What is a Master Cylinder?

The brake master cylinder in your Mustang will be the component that converts force from you the driver into a hydraulic pressure to stop the car. When you apply your foot to the brake pedal, a piston is moved through a bore to disperse fluid throughout the brake system.

Throughout the years of the Ford Mustangs’ history, the technology of these master cylinders has advanced over time. Everything from the material of the main body, internal valving, and fluid capacity have all been upgraded over the year to optimize performance.

What Are The Signs of a Bad Master Cylinder?

Diagnosing a bad master cylinder can be fairly simple. One of the common things to look for is a spongy pedal. If you run across this issue, normally this will mean that an internal seal has failed to cause fluid to bypass the piston within the bore. External leaks are another area where a master cylinder can fail.

If any fittings, reservoirs, or sensors attached to the master cylinder are failing, it may be time to consider a new replacement part. Overall, the master cylinder is the heart of your braking system. If this has failed or is on its way out, the safety of you and your Mustang is at risk.

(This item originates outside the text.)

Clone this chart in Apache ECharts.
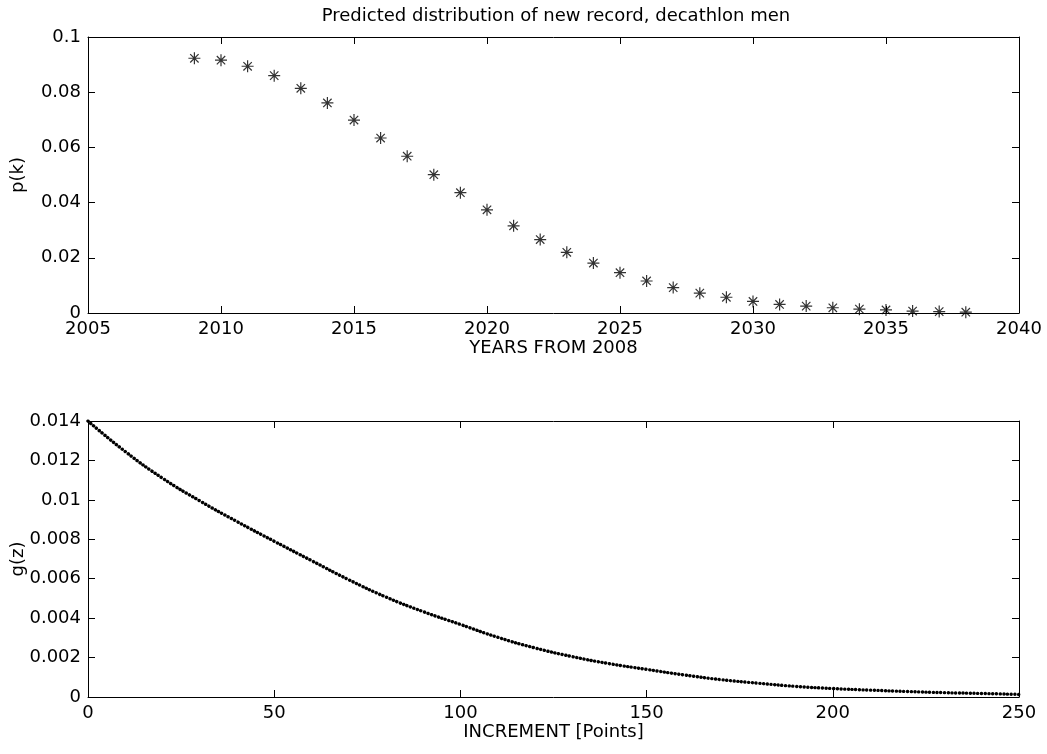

How do you Bleed a Master Cylinder?

There are a few different methods of bleeding or removing any excess air from your master cylinder. The most tried and true method will be the bench bleeding procedure. Because these master cylinders are sealed, the air becomes trapped internally causing the braking system to not function as it should.

Anytime you replace a master cylinder on your Mustang, you do want to fully bleed each of your calipers on disc brake applications and wheel cylinders on early model drum brakes. This will ensure any trapped air is completely out of the system.